= Johann Friedrich Schütze =

German author

Johann Friedrich Schütze, pseudonym: Jäger, (1758–1810) was a German writer.

== Life ==
Schütze was born on 1 April 1758 in Altona near Hamburg in the Duchy of Holstein. He was the son of Gottfried Schütze. He attended the Gelehrtenschule des Johanneums, the school where his father taught. From 1780 to 1783 he studied law at the University of Kiel and University of Leipzig and subsequently lived as a gentleman in Hamburg. In 1793 he was appointed as secretary to the chancellery (Kanzleisekretär) and in 1797 as the successor to Heinrich Wilhelm von Gerstenberg in the post of General Administrator of the Lotto in Altona.

Johann Friedrich Schütze remained single all his life and died in Altona on 15 October 1810.

== Works ==
Outside of his job, Schütze published a wide and large range of books. For many years he collected sources for the Hamburgischen Theater-Geschichte ("Hamburg's Theatre History"). This 1794 work was reprinted in 1975 and is a standard work. Schütze published many theatre critiques, especially of performances at the Altona National Theatre, which was experienced a brief success under the leadership of Johann Friedrich Ernst Albrecht from 1796 to 1800.

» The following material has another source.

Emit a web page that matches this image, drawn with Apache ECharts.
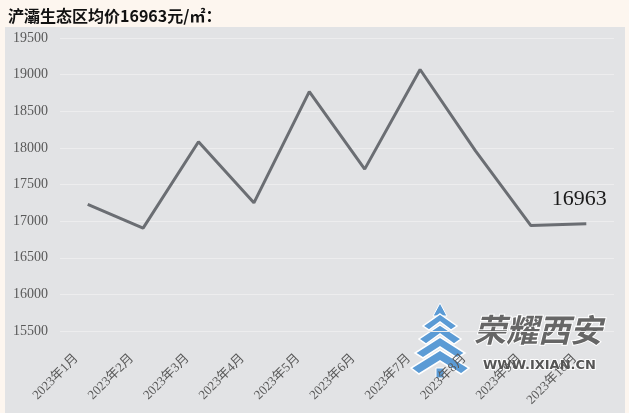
<!DOCTYPE html>
<html>
<head>
<meta charset="utf-8">
<script src="https://cdn.jsdelivr.net/npm/echarts@6/dist/echarts.min.js"></script>
<style>
html,body{margin:0;padding:0;background:#fdf6ef;}
#c{width:629px;height:413px;}
</style>
</head>
<body>
<div id="c"></div>
<script>
var titleText = '浐灞生态区均价16963元/㎡：';
var categories = ['2023年1月','2023年2月','2023年3月','2023年4月','2023年5月','2023年6月','2023年7月','2023年8月','2023年9月','2023年10月'];
var prices = [17230, 16905, 18083, 17250, 18767, 17710, 19070, 17960, 16940, 16963];
var yMin = 15500, yMax = 19500, yStep = 500;

var chart = echarts.init(document.getElementById('c'), null, {renderer:'canvas'});
var seriesData = prices.map(function(v, i){
  if (i === prices.length - 1) {
    return {value: v, label: {show: true, position: 'top', offset: [-7, -9], formatter: String(v),
      fontFamily: 'Liberation Serif', fontSize: 22, color: '#1a1a1a'}};
  }
  return v;
});

chart.setOption({
  backgroundColor: '#fdf6ef',
  animation: false,
  title: {
    text: titleText, left: 3, top: 3,
    textStyle: {fontFamily: 'Noto Sans CJK SC', fontWeight: 'bold', fontSize: 16, color: '#111'}
  },
  graphic: [
    {type: 'rect', z: -10, shape: {x: 5, y: 27, width: 620, height: 386}, style: {fill: '#e2e3e5'}},
    {type: 'group', z: 100, children: [
      {type: 'polygon', shape: {points: [[440,303],[447,316],[433,316]]}, style: {fill: '#5b9bd5', stroke: '#fff', lineWidth: 1}},
      {type: 'polygon', shape: {points: [[440,314],[457,326],[451,330],[440,322],[429,330],[423,326]]}, style: {fill: '#5b9bd5', stroke: '#fff', lineWidth: 1.5}},
      {type: 'polygon', shape: {points: [[440,325],[461,339],[454,344],[440,334],[426,344],[419,339]]}, style: {fill: '#5b9bd5', stroke: '#fff', lineWidth: 1.5}},
      {type: 'polygon', shape: {points: [[440,337],[465,353],[457,358],[440,347],[423,358],[415,353]]}, style: {fill: '#5b9bd5', stroke: '#fff', lineWidth: 1.5}},
      {type: 'polygon', shape: {points: [[440,350],[469,368],[461,374],[440,361],[419,374],[411,368]]}, style: {fill: '#5b9bd5', stroke: '#fff', lineWidth: 1.5}},
      {type: 'rect', shape: {x: 436, y: 368, width: 8, height: 10}, style: {fill: '#5b9bd5', stroke: '#fff', lineWidth: 1}},
      {type: 'text', style: {text: '荣耀西安', x: 474, y: 314, font: 'italic bold 32px "Noto Sans CJK SC"', fill: '#666', stroke: '#fff', lineWidth: 2}},
      {type: 'text', style: {text: 'WWW.IXIAN.CN', x: 483, y: 359, font: 'bold 13px "DejaVu Sans"', fill: '#555', stroke: '#fff', lineWidth: 2}}
    ]}
  ],
  grid: {left: 60, right: 15, top: 38, bottom: 82, containLabel: false},
  xAxis: {
    type: 'category', data: categories, boundaryGap: true,
    axisLine: {show: false}, axisTick: {show: false},
    axisLabel: {rotate: 45, margin: 14, interval: 0, padding: [0, 16, 0, 0],
      fontFamily: 'Liberation Serif, Noto Sans CJK SC', fontSize: 13, color: '#595959'}
  },
  yAxis: {
    type: 'value', min: yMin, max: yMax, interval: yStep,
    axisLine: {show: false}, axisTick: {show: false},
    axisLabel: {margin: 12, fontFamily: 'Liberation Serif', fontSize: 14, color: '#595959',
      formatter: function(v){ return String(v); }},
    splitLine: {lineStyle: {color: '#ededee', width: 1}}
  },
  series: [{
    type: 'line', data: seriesData, symbol: 'circle', symbolSize: 0, showSymbol: true,
    itemStyle: {color: '#6b6e73'},
    lineStyle: {color: '#6b6e73', width: 3}
  }]
});
</script>
</body>
</html>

In 1800 Schütze published the Satyrisch-ästhetische Hand- und Taschen-Wörterbuch für Schauspieler und Theaterfreunde beiden Geschlechts. Also noteworthy is his Holsteinische Idiotikon. Ein Beitrag zur Volkssittengeschichte. Published in four parts between 1800 and 1806, the author had been writing it for many years. This book, with its Low German expressions and words, was reprinted in 1976. Schütze also published novels, travel reports and many articles in well known, contemporary periodicals. He worked for the Journal des Luxus und der Moden and translated from French and Danish.

== Works ==
- Hamburgische Theater-Geschichte. ["Hamburg Theatre History"] Treder, Hamburg 1794.
- Satyrisch-ästhetisches Hand- und Taschen-Wörterbuch für Schauspieler und Theaterfreunde beiden Geschlechts. Verlagsgesellschaft, Hamburg 1800.
- Holsteinisches Idiotikon, ein Beitrag zur Volkssittengeschichte oder Sammlung plattdeutscher, alter und neugebildeter Worte, Wortformen, Redensarten, Volkwitzes, Sprichwörter, Spruchreime, Wiegenlieder, Anekdoten und aus dem Sprachschatze erklärter Sitten, Gebräuche, Spiele, Feste der alten und neuen Holsteiner.
  - Part One. Villaume, Hamburg 1800
  - Part Two. Villaume, Hambuert 1801.
  - Part Three. Villaume, Hamburg 1802.
  - Part Four. Hammerich, Altona 1806 ().

== Literature ==
- Hans-Werner Engels: "Schütze, Johann Friedrich". In: Franklin Kopitzsch, Dirk Brietzke (eds.): Hamburgische Biografie. Vol. 1. Christians, Hamburg 2001, ISBN 3-7672-1364-8, S. 281.